10.02.2008

Southern bluegrass old-timer endorses Obama

With a heavy southwestern Virginian twang, bluegrass legend Ralph Stanley pours out words that endorse Barak Obama over Stanley's nasal cry-breaks and metallic rapid banjo picking. Stanley's radio ad speaks to issues about class, education, and family. He seems genuine in belief in Obama as the solution to Bush's 8-year catastrophe.

How obfuscating: How many other classical bluegrass musicians have been outspoken about supporting the Democrats? Like all other southern states, Virginia has been a red state for god-knows-how-many past elections. Are we able to come through this time? Or is it not confusing at all?

Bluegrass music often gets associated with white southern (rural) conservatism. But bluegrass comes out of a modernist, progressive aesthetics. Bluegrass was born at the junction of this country's post-WWII economic boom, in the midst of a tension between progressive outlook and the antimodernist backlash to continuing trends of urbanization and industrialization. It was not always, and still isn't, the music of the past, at least not quite literally as what most would think. Despite of having been caricatured as being past-laden, bluegrass is a music that has been consciously constructed as being about pastness. Bluegrass' semi-ironic distance to the past, the south, and conservative values speak to the rupture of the connections among these associations that we assume as being 'natural' now.

Undoing the semiotic depth behind the bluegrass icon may be something that I can do here. Obama and his campaign team envisioned it first. Undoubtedly they are working hard to undo these decade-old social and ideological divides. I've noticed that the people working behind the Obama campaign have been savvy in reaching out into the racial and economic underclass. This ad surprised me as much as the campaign's outreach in Asian immigrant neighborhoods near DC and NY. I think Obama is really onto something. He's able to tap into while inspiring the post-civil-rights generation like no one has before. Obama's rhetoric yields an immense sense of conviction, making people believe that voters are not just living history, but making history.

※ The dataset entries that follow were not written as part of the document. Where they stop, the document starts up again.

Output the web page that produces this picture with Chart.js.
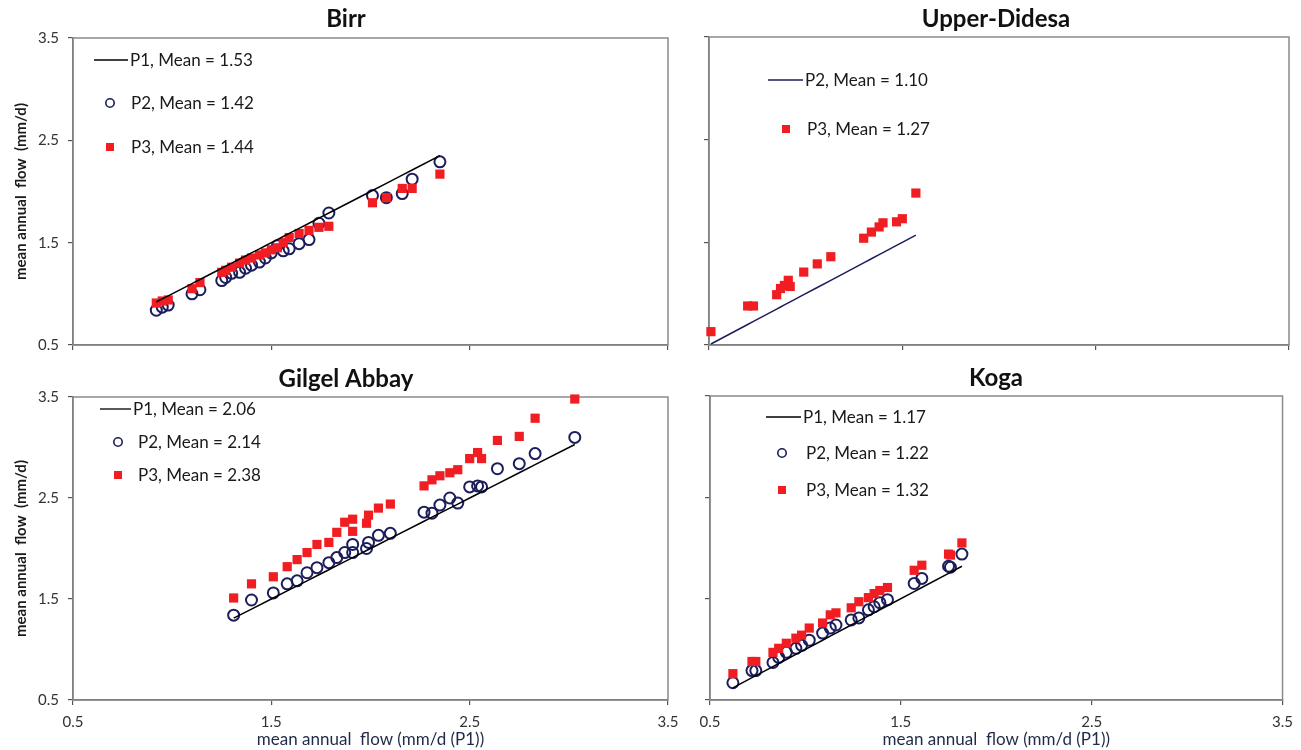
<!DOCTYPE html>
<html>
<head>
<meta charset="utf-8">
<script src="https://cdn.jsdelivr.net/npm/chart.js@4.4.0/dist/chart.umd.min.js"></script>
<style>
  body { margin: 0; background: #fff; }
  #wrap { position: relative; width: 1301px; height: 750px; }
  canvas { position: absolute; left: 0; top: 0; }
</style>
</head>
<body>
<div id="wrap">
  <canvas id="birr" width="1301" height="750"></canvas>
  <canvas id="didesa" width="1301" height="750"></canvas>
  <canvas id="gilgel" width="1301" height="750"></canvas>
  <canvas id="koga" width="1301" height="750"></canvas>
</div>
<script>
// values (x = reference period flow, y = compared period)
const axisTicks = [0.5, 1.5, 2.5, 3.5];

const birrMeans = [1.53, 1.42, 1.44];
const birrP1 = [0.92, 0.95, 0.98, 1.10, 1.14, 1.25, 1.27, 1.30, 1.34, 1.37, 1.40, 1.44, 1.47, 1.50, 1.53, 1.56, 1.59, 1.64, 1.69, 1.74, 1.79, 2.01, 2.08, 2.16, 2.21, 2.35];
const birrP2 = [0.84, 0.87, 0.89, 1.00, 1.04, 1.13, 1.16, 1.20, 1.21, 1.25, 1.28, 1.31, 1.35, 1.40, 1.47, 1.42, 1.44, 1.49, 1.53, 1.69, 1.79, 1.96, 1.94, 1.98, 2.12, 2.29];
const birrP3 = [0.91, 0.93, 0.94, 1.05, 1.11, 1.21, 1.23, 1.26, 1.30, 1.33, 1.35, 1.38, 1.40, 1.43, 1.45, 1.50, 1.55, 1.59, 1.62, 1.65, 1.66, 1.89, 1.94, 2.03, 2.03, 2.17];

const didesaMeans = [1.10, 1.27];
const didesaP2 = [0.51, 0.70, 0.73, 0.85, 0.87, 0.89, 0.91, 0.92, 0.99, 1.06, 1.13, 1.30, 1.34, 1.38, 1.40, 1.47, 1.50, 1.57];
const didesaP3 = [0.63, 0.88, 0.88, 0.99, 1.05, 1.08, 1.13, 1.07, 1.21, 1.29, 1.36, 1.54, 1.60, 1.65, 1.69, 1.70, 1.73, 1.98];

const gilgelMeans = [2.06, 2.14, 2.38];
const gilgelP1 = [1.31, 1.40, 1.51, 1.58, 1.63, 1.68, 1.73, 1.79, 1.83, 1.87, 1.91, 1.91, 1.98, 1.99, 2.04, 2.10, 2.27, 2.31, 2.35, 2.40, 2.44, 2.50, 2.54, 2.56, 2.64, 2.75, 2.83, 3.03];
const gilgelP2 = [1.34, 1.49, 1.56, 1.65, 1.68, 1.76, 1.81, 1.86, 1.91, 1.96, 2.04, 1.96, 2.00, 2.06, 2.13, 2.15, 2.36, 2.35, 2.43, 2.50, 2.45, 2.61, 2.62, 2.61, 2.79, 2.84, 2.94, 3.10];
const gilgelP3 = [1.51, 1.65, 1.72, 1.82, 1.89, 1.96, 2.04, 2.06, 2.16, 2.26, 2.29, 2.17, 2.25, 2.33, 2.40, 2.44, 2.62, 2.68, 2.72, 2.75, 2.78, 2.89, 2.95, 2.89, 3.07, 3.11, 3.29, 3.48];

const kogaMeans = [1.17, 1.22, 1.32];
const kogaP1 = [0.62, 0.72, 0.74, 0.83, 0.86, 0.90, 0.95, 0.98, 1.02, 1.09, 1.13, 1.16, 1.24, 1.28, 1.33, 1.36, 1.39, 1.43, 1.57, 1.61, 1.75, 1.76, 1.82];
const kogaP2 = [0.67, 0.79, 0.79, 0.87, 0.92, 0.97, 1.01, 1.04, 1.09, 1.16, 1.21, 1.24, 1.29, 1.31, 1.39, 1.42, 1.46, 1.49, 1.65, 1.70, 1.82, 1.81, 1.94];
const kogaP3 = [0.76, 0.88, 0.88, 0.97, 1.01, 1.06, 1.11, 1.14, 1.21, 1.26, 1.34, 1.36, 1.41, 1.47, 1.51, 1.55, 1.58, 1.61, 1.78, 1.83, 1.94, 1.93, 2.05];

const W = 1301, H = 750;
const FONT = 'Lato, "Open Sans", sans-serif';
const NAVY = '#1c1d5c';
const RED = '#f01e23';

function meanLabel(name, m) {
  return name + ', Mean = ' + m.toFixed(2);
}

// 1:1 reference line through the x values
function lineSet(xs, name, mean, color) {
  return {
    label: meanLabel(name, mean), kind: 'line',
    data: xs.map(v => ({ x: v, y: v })),
    showLine: true, borderColor: color, borderWidth: 1.5,
    pointRadius: 0, order: 1, clip: false
  };
}

function circleSet(xs, ys, name, mean) {
  return {
    label: meanLabel(name, mean), kind: 'circle',
    data: xs.map((v, i) => ({ x: v, y: ys[i] })),
    pointStyle: 'circle', pointRadius: 5.5, pointBorderWidth: 2,
    pointBorderColor: NAVY, pointBackgroundColor: 'rgba(0,0,0,0)',
    order: 3, clip: false
  };
}

function squareSet(xs, ys, name, mean) {
  return {
    label: meanLabel(name, mean), kind: 'square',
    data: xs.map((v, i) => ({ x: v, y: ys[i] })),
    pointStyle: 'rect', pointRadius: 6.5, pointBorderWidth: 0,
    pointBorderColor: RED, pointBackgroundColor: RED,
    order: 2, clip: false
  };
}

// frame, panel title and the legend that sits inside the plot
const panelDecor = {
  id: 'panelDecor',
  beforeDatasetsDraw(chart) {
    const ctx = chart.ctx, a = chart.chartArea;
    ctx.save();
    ctx.strokeStyle = '#8a8a8a';
    ctx.lineWidth = 1.5;
    ctx.strokeRect(a.left, a.top, a.right - a.left, a.bottom - a.top);
    ctx.restore();
  },
  afterDraw(chart, args, opts) {
    const ctx = chart.ctx;
    ctx.save();
    ctx.fillStyle = '#111';
    ctx.textAlign = 'center';
    ctx.textBaseline = 'middle';
    ctx.font = 'bold 24px ' + FONT;
    ctx.fillText(opts.title, opts.titleX, opts.titleY);

    const lg = opts.legend;
    ctx.font = '17px ' + FONT;
    ctx.textAlign = 'left';
    chart.data.datasets.forEach((ds, i) => {
      const y = lg.rows[i];
      if (ds.kind === 'line') {
        ctx.strokeStyle = ds.borderColor;
        ctx.lineWidth = 1.3;
        ctx.beginPath();
        ctx.moveTo(lg.lineFrom, y);
        ctx.lineTo(lg.lineTo, y);
        ctx.stroke();
      } else if (ds.kind === 'circle') {
        ctx.strokeStyle = NAVY;
        ctx.lineWidth = 1.6;
        ctx.beginPath();
        ctx.arc(lg.markX, y, 4.2, 0, Math.PI * 2);
        ctx.stroke();
      } else {
        ctx.fillStyle = RED;
        ctx.fillRect(lg.markX - 4, y - 4, 8, 8);
      }
      ctx.fillStyle = '#1a1a1a';
      ctx.fillText(ds.label, ds.kind === 'line' ? lg.lineTo + 2 : lg.textX, y + 1);
    });
    ctx.restore();
  }
};

function makePanel(p) {
  const a = p.area;
  const tickFont = { family: FONT, size: 15 };
  return new Chart(document.getElementById(p.id), {
    type: 'scatter',
    data: { datasets: p.datasets },
    options: {
      responsive: false,
      animation: false,
      layout: { padding: { left: 0, top: a.top, right: W - a.right, bottom: 0 } },
      plugins: {
        legend: { display: false },
        tooltip: { enabled: false },
        panelDecor: { title: p.title, titleX: p.titleX, titleY: p.titleY, legend: p.legend }
      },
      scales: {
        x: {
          type: 'linear', min: 0.5, max: 3.5,
          afterBuildTicks: s => { s.ticks = axisTicks.map(v => ({ value: v })); },
          afterFit: s => { s.height = H - a.bottom; },
          ticks: {
            font: tickFont, color: '#333', padding: 8,
            callback: v => p.xLabels ? v.toFixed(1) : ''
          },
          grid: { drawOnChartArea: false, tickLength: 5, color: '#555', lineWidth: 1.2 },
          border: { color: '#666', width: 1.5 },
          title: {
            display: p.xLabels, text: 'mean annual  flow (mm/d (P1))',
            font: { family: FONT, size: 17 }, color: '#1f2a48',
            padding: { top: 0, bottom: 0 }
          }
        },
        y: {
          type: 'linear', min: 0.5, max: 3.5,
          afterBuildTicks: s => { s.ticks = axisTicks.map(v => ({ value: v })); },
          afterFit: s => { s.width = a.left; },
          ticks: {
            font: tickFont, color: '#333', padding: 9,
            callback: v => p.yLabels ? v.toFixed(1) : ''
          },
          grid: { drawOnChartArea: false, tickLength: 5, color: '#555', lineWidth: 1.2 },
          border: { color: '#666', width: 1.5 },
          title: {
            display: p.yLabels, text: 'mean annual  flow  (mm/d)',
            font: { family: FONT, size: 15, weight: 'bold' }, color: '#1a1a1a',
            padding: { top: 12, bottom: 0 }
          }
        }
      }
    },
    plugins: [panelDecor]
  });
}

makePanel({
  id: 'birr', title: 'Birr', titleX: 346, titleY: 19,
  area: { left: 73, top: 38, right: 668, bottom: 345 },
  xLabels: false, yLabels: true,
  legend: { lineFrom: 94, lineTo: 128, markX: 110, textX: 131, rows: [60, 103, 147] },
  datasets: [
    lineSet(birrP1, 'P1', birrMeans[0], '#000'),
    circleSet(birrP1, birrP2, 'P2', birrMeans[1]),
    squareSet(birrP1, birrP3, 'P3', birrMeans[2])
  ]
});

makePanel({
  id: 'didesa', title: 'Upper-Didesa', titleX: 996, titleY: 19,
  area: { left: 709, top: 37, right: 1289, bottom: 345 },
  xLabels: false, yLabels: false,
  legend: { lineFrom: 768, lineTo: 803, markX: 786, textX: 807, rows: [80, 129] },
  datasets: [
    lineSet(didesaP2, 'P2', didesaMeans[0], NAVY),
    squareSet(didesaP2, didesaP3, 'P3', didesaMeans[1])
  ]
});

makePanel({
  id: 'gilgel', title: 'Gilgel Abbay', titleX: 346, titleY: 379,
  area: { left: 73, top: 397, right: 668, bottom: 700 },
  xLabels: true, yLabels: true,
  legend: { lineFrom: 100, lineTo: 131, markX: 118, textX: 138, rows: [409, 442, 475] },
  datasets: [
    lineSet(gilgelP1, 'P1', gilgelMeans[0], '#000'),
    circleSet(gilgelP1, gilgelP2, 'P2', gilgelMeans[1]),
    squareSet(gilgelP1, gilgelP3, 'P3', gilgelMeans[2])
  ]
});

makePanel({
  id: 'koga', title: 'Koga', titleX: 996, titleY: 378,
  area: { left: 710, top: 396, right: 1290, bottom: 700 },
  xLabels: true, yLabels: false,
  legend: { lineFrom: 766, lineTo: 801, markX: 782, textX: 806, rows: [417, 453, 490] },
  datasets: [
    lineSet(kogaP1, 'P1', kogaMeans[0], '#000'),
    circleSet(kogaP1, kogaP2, 'P2', kogaMeans[1]),
    squareSet(kogaP1, kogaP3, 'P3', kogaMeans[2])
  ]
});
</script>
</body>
</html>
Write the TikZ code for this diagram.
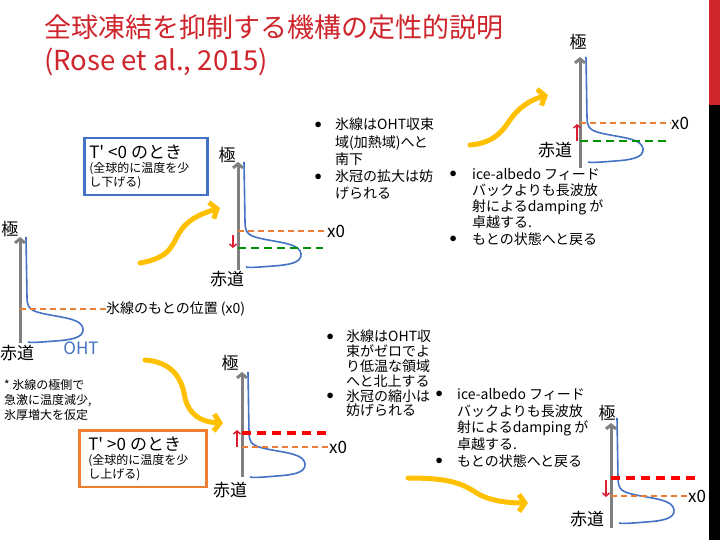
\documentclass[tikz,border=0pt]{standalone}
\usepackage{fontspec}
\setmainfont{Noto Sans CJK JP}[Ligatures=TeXOff]
\usepackage{xcolor}
\usepackage{tikz}
\usetikzlibrary{arrows.meta,positioning}
\definecolor{titlered}{RGB}{206,38,44}
\definecolor{ohtblue}{RGB}{68,114,196}
\definecolor{lineorange}{RGB}{237,125,49}
\definecolor{linegreen}{RGB}{0,146,0}
\definecolor{flowyellow}{RGB}{255,192,0}
\definecolor{axisgray}{RGB}{128,128,128}
\definecolor{shiftred}{RGB}{222,30,50}
\newcommand{\fs}[2]{\fontsize{#1}{#2}\selectfont}
\newcommand{\bul}[1]{\llap{\raisebox{1.5pt}{$\bullet$}\hspace{#1}}}
\tikzset{
  ohtcurve/.pic={
    \draw[oht] (6,-105) -- (7,-45) .. controls (7,-33) and (11,-31) .. (25,-28)
      .. controls (45,-24) and (62,-23) .. (63,-13)
      .. controls (64,-4) and (50,-2) .. (35,-1)
      .. controls (22,0) and (12,1) .. (8,0);
  }
}

\begin{document}
\begin{tikzpicture}[x=1pt,y=-1pt,
    axis/.style={draw=axisgray,line width=3pt,-{Straight Barb[length=4pt,width=10pt]}},
    oht/.style={draw=ohtblue,line width=1.6pt},
    oldline/.style={draw=lineorange,line width=2pt,dash pattern=on 6pt off 4pt},
    coldline/.style={draw=linegreen,line width=2.8pt,dash pattern=on 8pt off 5pt},
    hotline/.style={draw=red,line width=3.2pt,dash pattern=on 9pt off 6pt},
    shiftarrow/.style={draw=shiftred,line width=1.5pt,-{Straight Barb[length=3pt,width=7pt]}},
    flow/.style={draw=flowyellow,line width=5pt,line cap=round,-{Straight Barb[length=6pt,width=17pt]}},
    tag/.style={inner sep=0pt,font=\fs{17}{17}},
    xlabel/.style={inner sep=0pt,anchor=west,font=\fs{17}{17}},
    casebox/.style={draw,line width=2.5pt,anchor=north west,align=left,
      inner ysep=6.5pt,font=\fs{12}{14}},
    notes/.style={inner sep=0pt,anchor=north west,align=left},
  ]
  \useasboundingbox (0,0) rectangle (720,540);
  \fill[white] (0,0) rectangle (720,540);
  \fill[titlered] (709,0) rectangle (720,105);
  \fill[black] (709,105) rectangle (720,540);

  % title
  \node[anchor=west,inner sep=0pt,text=titlered,font=\fs{27}{27}] (title) at (44,27)
    {全球凍結を抑制する機構の定性的説明};
  \node[anchor=west,inner sep=0pt,text=titlered,font=\fs{27.5}{27.5}] (cite) at (44,62)
    {(Rose et al., 2015)};

  % basic state
  \coordinate (eqA) at (20,343);
  \coordinate (poleA) at (20,237);
  \draw[axis] (eqA) -- (poleA);
  \pic at (20,342) {ohtcurve};
  \node[tag] (kyokuA) at (10,229) {極};
  \node[tag] (sekidoA) at (17,353) {赤道};
  \node[inner sep=0pt,anchor=west,font=\fs{14}{16}] (origin) at (106,309) {氷線のもとの位置 (x0)};
  \draw[oldline] (20,309) -- (origin.west);
  \node[tag,text=ohtblue] (ohtlabel) at (81,348) {OHT};
  \node[notes,font=\fs{12}{15}] (assume) at (4,379) {* 氷線の極側で\\急激に温度減少,\\氷厚増大を仮定};

  % cooling case
  \node[casebox,draw=ohtblue,inner xsep=5pt,text width=113pt] (coolcase) at (83,137)
    {{\fs{17}{20}T' <0 のとき}\\(全球的に温度を少\\し下げる)};
  \draw[flow] (140,263) .. controls (170,258) and (172,245) .. (178,235)
    .. controls (186,220) and (200,214) .. (220,208);
  \coordinate (eqB) at (238,270);
  \coordinate (poleB) at (238,162);
  \draw[axis] (eqB) -- (poleB);
  \pic at (238,267) {ohtcurve};
  \node[tag] (kyokuB) at (227,155) {極};
  \node[tag] (sekidoB) at (227,279) {赤道};
  \node[xlabel] (xzeroB) at (327,231) {x0};
  \draw[oldline] (238,231) -- (xzeroB.west);
  \draw[coldline] (238,248) -- (323,248);
  \draw[shiftarrow] (233,235) -- (233,248);
  \node[notes,font=\fs{14}{17.2}] (southnote) at (335,118)
    {\bul{13.5pt}氷線はOHT収束\\域(加熱域)へと\\南下\\\bul{13.5pt}氷冠の拡大は妨\\げられる};

  \draw[flow] (470,145) .. controls (495,143) and (503,130) .. (510,120)
    .. controls (518,108) and (530,100) .. (548,95);
  \coordinate (eqC) at (580,168);
  \coordinate (poleC) at (580,57);
  \draw[axis] (eqC) -- (poleC);
  \pic at (580,162) {ohtcurve};
  \node[tag] (kyokuC) at (578,42) {極};
  \node[tag] (sekidoC) at (555,150) {赤道};
  \node[xlabel] (xzeroC) at (671,123) {x0};
  \draw[oldline] (580,123) -- (xzeroC.west);
  \draw[coldline] (580,141) -- (668,141);
  \draw[shiftarrow] (577,141) -- (577,124);
  \node[notes,font=\fs{14}{16.2}] (coolback) at (472,168)
    {\bul{15.5pt}ice-albedo フィード\\バックよりも長波放\\射によるdamping が\\卓越する.\\\bul{15.5pt}もとの状態へと戻る};

  % warming case
  \node[casebox,draw=lineorange,inner xsep=9pt,text width=109pt] (warmcase) at (78,429)
    {{\fs{17}{20}T' >0 のとき}\\(全球的に温度を少\\し上げる)};
  \draw[flow] (145,360) .. controls (172,362) and (182,378) .. (185,398)
    .. controls (189,414) and (200,422) .. (223,423);
  \coordinate (eqD) at (242,477);
  \coordinate (poleD) at (242,372);
  \draw[axis] (eqD) -- (poleD);
  \pic at (242,477) {ohtcurve};
  \node[tag] (kyokuD) at (230,363) {極};
  \node[tag] (sekidoD) at (230,490) {赤道};
  \node[xlabel] (xzeroD) at (329,447) {x0};
  \draw[hotline] (242,433) -- (327,433);
  \draw[oldline] (242,447) -- (xzeroD.west);
  \draw[shiftarrow] (237,447) -- (237,430);
  \node[notes,font=\fs{14}{14.8}] (northnote) at (346,330)
    {\bul{12.5pt}氷線はOHT収\\束がゼロでよ\\り低温な領域\\へと北上する\\\bul{12.5pt}氷冠の縮小は\\妨げられる};

  \draw[flow] (408,478) .. controls (445,478) and (460,482) .. (475,492)
    .. controls (487,500) and (505,503) .. (528,503);
  \coordinate (eqE) at (611,528);
  \coordinate (poleE) at (611,423);
  \draw[axis] (eqE) -- (poleE);
  \pic at (611,523) {ohtcurve};
  \node[tag] (kyokuE) at (607,413) {極};
  \node[tag] (sekidoE) at (587,519) {赤道};
  \node[xlabel] (xzeroE) at (688,496) {x0};
  \draw[hotline] (611,478) -- (697,478);
  \draw[oldline] (611,496) -- (xzeroE.west);
  \draw[shiftarrow] (606,480) -- (606,497);
  \node[notes,font=\fs{14}{16.7}] (warmback) at (457,388)
    {\bul{14.5pt}ice-albedo フィード\\バックよりも長波放\\射によるdamping が\\卓越する.\\\bul{14.5pt}もとの状態へと戻る};
\end{tikzpicture}
\end{document}
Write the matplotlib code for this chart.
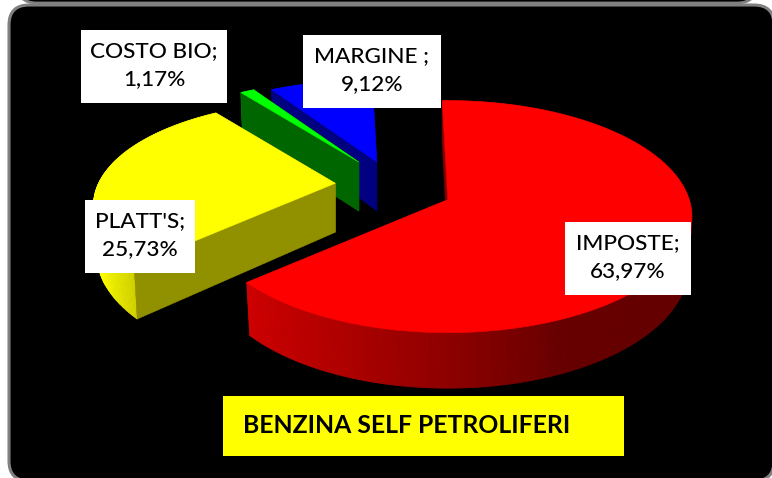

An exciting time indeed. Go out and get registered to vote!

1 comment:

alli said...

I was struck by the Demoncratic convention, when after Obama finished speaking, they played "Only in America," by Brooks and Dunn. At the Obama rally I attended in Charlottesville, they played a MIX of popular music before he spoke: rap, country, pop, everything. To me, it was very telling. Obama is trying to (or trying to appear like he is trying to) bridge divides. Maybe I'm a sucker, but I'm buying it thus far.